When Barry came home, half an hour later, he glanced in at Audrey’s dressing room as he passed down the hall on the way to his own. Through the partly opened door, he saw her lounging in a deep chair, her maid busy with the shining masses of her hair. And he repeated his friendly “Good night!” Merrily, from the depths of the big chair, she answered him, adding:.

“Have a good time?”

“I’ did, indeed!” he called back from half down the hall-way. “Didn’t you?”

Her laughing response followed him along the hall and to the entrance of his own suite. Barry went into his room, hesitated an instant, then dismissed his drowsy man for the night. After which he stood where he was, head bent, fists clenched, until he heard his wife’s maid patter up the service stairs ten minutes later.

Then, in four strides he traversed the hallway, flung open the door of Audrey’s suite, without knocking, and stamped into the room.

Then, threats, incriminations, revelations, and explanations, then a great and sweet relief from this world of make-believe.

The Manner of Ending.—The story begins and ends with dialogue. The ending is reminiscent of the beginning and sounds the tone of the beginning. Thus:

“Oh!” she sighed in utter rapture as she gazed maternally down on him from her throne on his knee. “Won’t it be gloriously heavenly? Only—only we must both promise solemnly never—never to tell Aunt Hilda. It would break her poor heart!”

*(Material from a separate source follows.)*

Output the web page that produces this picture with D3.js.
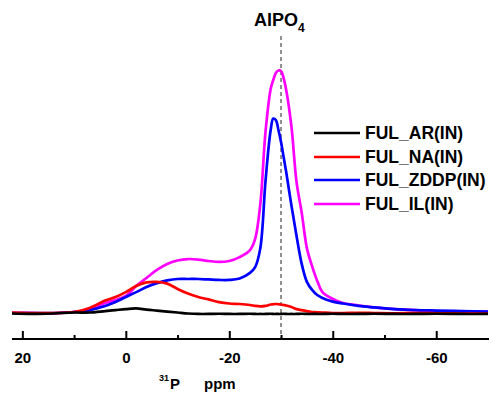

Making the Complication.—Aunt Hilda, of course, is the too solicitous advisor—the Mrs. Verplanck. The author, in creating two characters who are playing the same game all unbeknown to one another, brings in a slight touch of coincidence, in that both bride and groom are advised by Mrs. Verplanck in the same manner. Now, though this is slightly coincidental, it is entirely possible and plausible, in that both principals are well acquainted with Mrs. Verplanck. Obviously, however, inasmuch as the two main characters must act along certain lines to bring out the story in the same manner related, some such a mutual acquaintance or relative as Mrs. Verplanck is required in order to advise identically in both cases.